Description:
When using the LINQ to SQL data provider for MySQL from the .NET Connector there is a potential bottleneck.
When trying to generate a query of the form "SELECT * FROM Users WHERE UserID IN(1, 2, 3, 4, 5);" in LINQ the result becomes "SELECT * FROM Users WHERE UserID=1 OR UserID=2 OR UserID=3 OR UserID=4 OR UserID=5;" instead.
I benchmarked both SQL query directly in mysql to make sure. I consistenly found IN() to be much faster than using OR.
I ran a loop of 1000x the equivalent queries (for consistency, I used sql_no_cache):
IN - 2.34969592094s
OR - 5.83781504631s
How to repeat:
ICollection<int> bigList = new List<int>();
for(int i=0; i<100; ++i)
bigList.Add(i);
var results = (from user in DB.Users where bigList.Contains(user.ID) select user.LastName).ToList();
This generates the following SQL statement by the .NET Connector:
SELECT `Extent1`.`LastName` FROM `Users` AS `Extent1` WHERE (0 = `Extent1`.`ID`) OR (1 = `Extent1`.`ID`) OR (2 = `Extent1`.`ID`) OR (3 = `Extent1`.`ID`)[...truncated to clarity's sake...] OR (99 = `Extent1`.`ID`)
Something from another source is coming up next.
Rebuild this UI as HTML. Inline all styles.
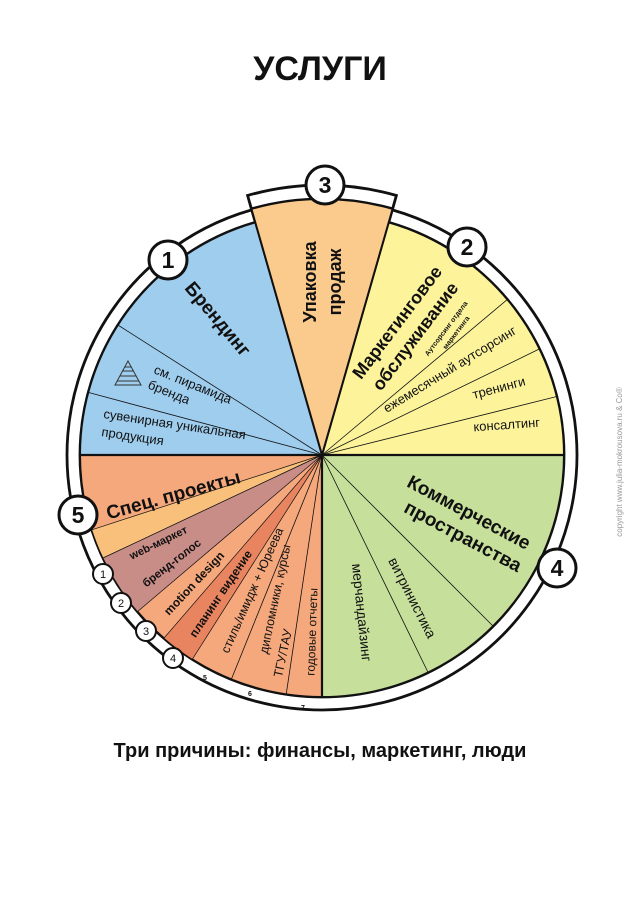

However, the default data provider for Microsoft's MSSQL 2008 generates the (much faster) SQL:
SELECT [Extent1.LastName] FROM [Users] AS [Extent1] WHERE [Extent1.ID] IN (0, 1, 2, 3, [...truncated...], 99)
Suggested fix:
As writte in the Description - "IN" is a lot faster than doing so many ORs. Furthermore it makes more sense to convert LINQ's "bigList.Contains(user.ID)" to "Users.ID IN (...)" than converting the list to multiple ORs.
If I wanted so many ORs, I would've used the "||" in LINQ ;)